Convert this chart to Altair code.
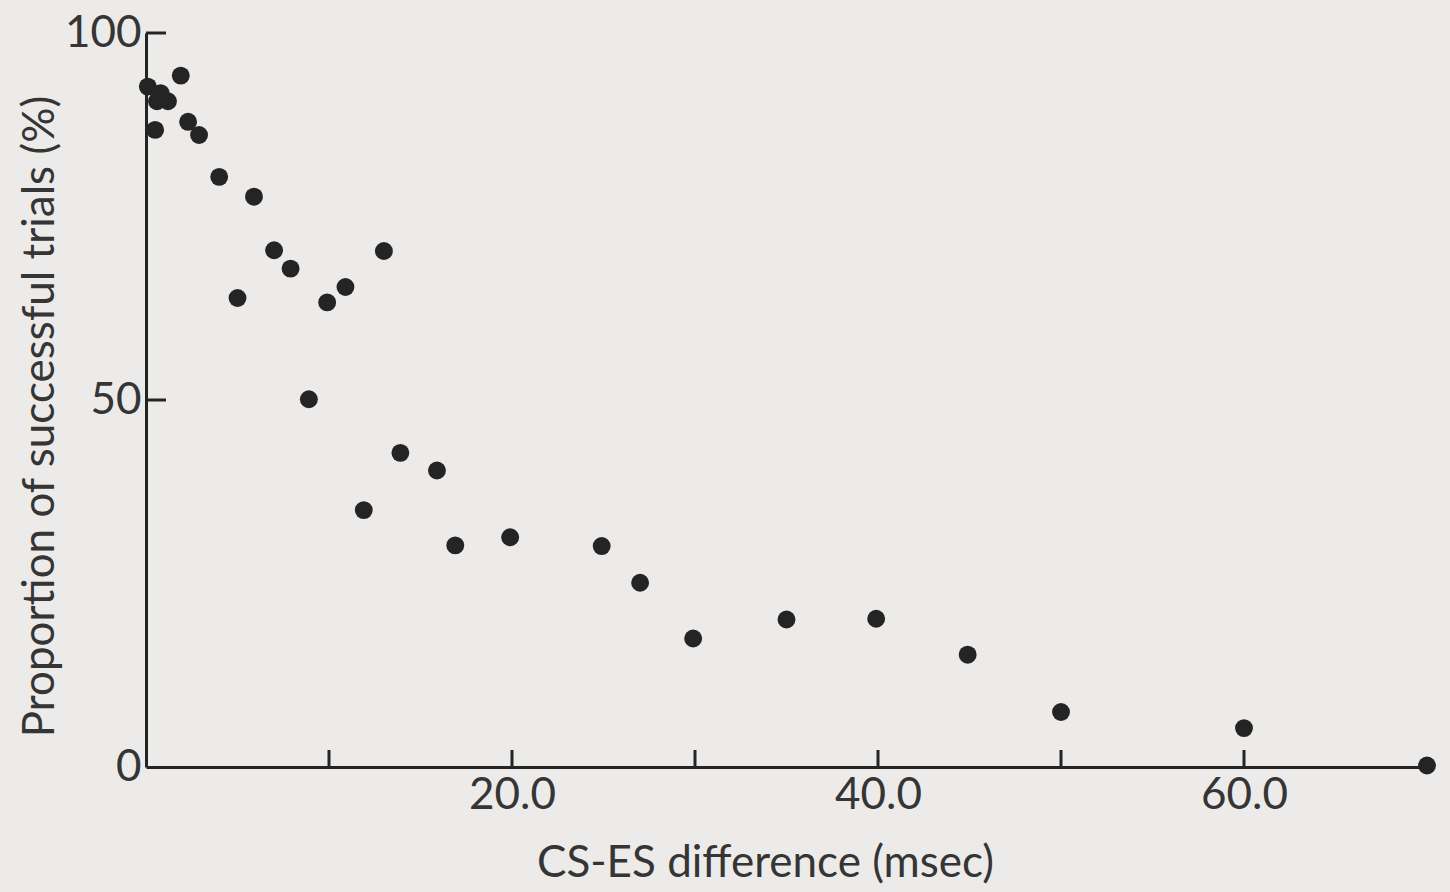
import altair as alt
import pandas as pd

# Delay between conditioning spike (CS) and electrical stimulus (ES), msec
delay_ms = [0.1, 0.8, 0.6, 1.2, 0.5, 1.9, 2.3, 2.9, 4.0, 5.9, 7.0, 7.9, 13.0,
            5.0, 9.9, 10.9, 8.9, 13.9, 15.9, 11.9, 16.9, 19.9, 24.9, 27.0,
            29.9, 35.0, 39.9, 44.9, 50.0, 60.0, 70.0]
# Proportion of trials in which the shock elicited a response, %
success_pct = [92.7, 91.8, 90.7, 90.7, 86.8, 94.2, 87.9, 86.1, 80.4, 77.7,
               70.4, 67.9, 70.3, 63.9, 63.3, 65.4, 50.1, 42.8, 40.4, 35.0,
               30.2, 31.3, 30.1, 25.1, 17.5, 20.1, 20.2, 15.3, 7.5, 5.3, 0.2]

x_tick_values = [10, 20, 30, 40, 50, 60]
x_label_values = [20, 40, 60]
y_tick_values = [50, 100]
y_label_values = [0, 50, 100]

df = pd.DataFrame({"delay": delay_ms, "pct": success_pct})
x_ticks = pd.DataFrame({"t": x_tick_values})
y_ticks = pd.DataFrame({"t": y_tick_values})

W, H = 1281, 734
FONT = "Lato"
INK = "#242424"
TEXT = "#353535"

x_scale = alt.Scale(domain=[0, 70], nice=False, zero=False)
y_scale = alt.Scale(domain=[0, 100], nice=False)

points = alt.Chart(df).mark_circle(size=320, opacity=1, color=INK).encode(
    x=alt.X("delay:Q", scale=x_scale,
            axis=alt.Axis(values=x_label_values, format=".1f",
                          title="CS-ES difference (msec)",
                          labelPadding=6, titleX=619, titleY=96,
                          titleBaseline="middle", titleAnchor="start",
                          titleAlign="center")),
    y=alt.Y("pct:Q", scale=y_scale,
            axis=alt.Axis(values=y_label_values, format="d",
                          title="Proportion of successful trials (%)",
                          labelPadding=5, titleX=-106, titleY=383,
                          titleBaseline="middle", titleAngle=-90,
                          titleAlign="center")),
)

# inward tick marks on the x axis
xt = alt.Chart(x_ticks).mark_rule(color=INK, strokeWidth=3, y2Offset=-17).encode(
    x=alt.X("t:Q", scale=x_scale),
    y=alt.datum(0, scale=y_scale),
    y2=alt.datum(0),
)

# inward tick marks on the y axis
yt = alt.Chart(y_ticks).mark_rule(color=INK, strokeWidth=3, x2Offset=20).encode(
    y=alt.Y("t:Q", scale=y_scale),
    x=alt.datum(0, scale=x_scale),
    x2=alt.datum(0),
)

chart = (
    alt.layer(xt, yt, points)
    .properties(width=W, height=H, background="#ecebe9",
                padding={"left": 146, "top": 33, "right": 23, "bottom": 125},
                autosize=alt.AutoSizeParams(type="none"))
    .configure_view(stroke=None)
    .configure_axis(
        grid=False, ticks=False, domainColor=INK, domainWidth=3,
        labelFont=FONT, labelFontSize=44, labelColor=TEXT,
        titleFont=FONT, titleFontSize=44, titleColor=TEXT,
        titleFontWeight="normal",
    )
)

chart.save("out.html", embed_options={"renderer": "svg", "actions": False})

**What the task asks:**
Take the data above and repeat it exactly, leaving each picture out.

**Written response:**
Convert this chart to Altair code.
import altair as alt
import pandas as pd

# Delay between conditioning spike (CS) and electrical stimulus (ES), msec
delay_ms = [0.1, 0.8, 0.6, 1.2, 0.5, 1.9, 2.3, 2.9, 4.0, 5.9, 7.0, 7.9, 13.0,
            5.0, 9.9, 10.9, 8.9, 13.9, 15.9, 11.9, 16.9, 19.9, 24.9, 27.0,
            29.9, 35.0, 39.9, 44.9, 50.0, 60.0, 70.0]
# Proportion of trials in which the shock elicited a response, %
success_pct = [92.7, 91.8, 90.7, 90.7, 86.8, 94.2, 87.9, 86.1, 80.4, 77.7,
               70.4, 67.9, 70.3, 63.9, 63.3, 65.4, 50.1, 42.8, 40.4, 35.0,
               30.2, 31.3, 30.1, 25.1, 17.5, 20.1, 20.2, 15.3, 7.5, 5.3, 0.2]

x_tick_values = [10, 20, 30, 40, 50, 60]
x_label_values = [20, 40, 60]
y_tick_values = [50, 100]
y_label_values = [0, 50, 100]

df = pd.DataFrame({"delay": delay_ms, "pct": success_pct})
x_ticks = pd.DataFrame({"t": x_tick_values})
y_ticks = pd.DataFrame({"t": y_tick_values})

W, H = 1281, 734
FONT = "Lato"
INK = "#242424"
TEXT = "#353535"

x_scale = alt.Scale(domain=[0, 70], nice=False, zero=False)
y_scale = alt.Scale(domain=[0, 100], nice=False)

points = alt.Chart(df).mark_circle(size=320, opacity=1, color=INK).encode(
    x=alt.X("delay:Q", scale=x_scale,
            axis=alt.Axis(values=x_label_values, format=".1f",
                          title="CS-ES difference (msec)",
                          labelPadding=6, titleX=619, titleY=96,
                          titleBaseline="middle", titleAnchor="start",
                          titleAlign="center")),
    y=alt.Y("pct:Q", scale=y_scale,
            axis=alt.Axis(values=y_label_values, format="d",
                          title="Proportion of successful trials (%)",
                          labelPadding=5, titleX=-106, titleY=383,
                          titleBaseline="middle", titleAngle=-90,
                          titleAlign="center")),
)

# inward tick marks on the x axis
xt = alt.Chart(x_ticks).mark_rule(color=INK, strokeWidth=3, y2Offset=-17).encode(
    x=alt.X("t:Q", scale=x_scale),
    y=alt.datum(0, scale=y_scale),
    y2=alt.datum(0),
)

# inward tick marks on the y axis
yt = alt.Chart(y_ticks).mark_rule(color=INK, strokeWidth=3, x2Offset=20).encode(
    y=alt.Y("t:Q", scale=y_scale),
    x=alt.datum(0, scale=x_scale),
    x2=alt.datum(0),
)

chart = (
    alt.layer(xt, yt, points)
    .properties(width=W, height=H, background="#ecebe9",
                padding={"left": 146, "top": 33, "right": 23, "bottom": 125},
                autosize=alt.AutoSizeParams(type="none"))
    .configure_view(stroke=None)
    .configure_axis(
        grid=False, ticks=False, domainColor=INK, domainWidth=3,
        labelFont=FONT, labelFontSize=44, labelColor=TEXT,
        titleFont=FONT, titleFontSize=44, titleColor=TEXT,
        titleFontWeight="normal",
    )
)

chart.save("out.html", embed_options={"renderer": "svg", "actions": False})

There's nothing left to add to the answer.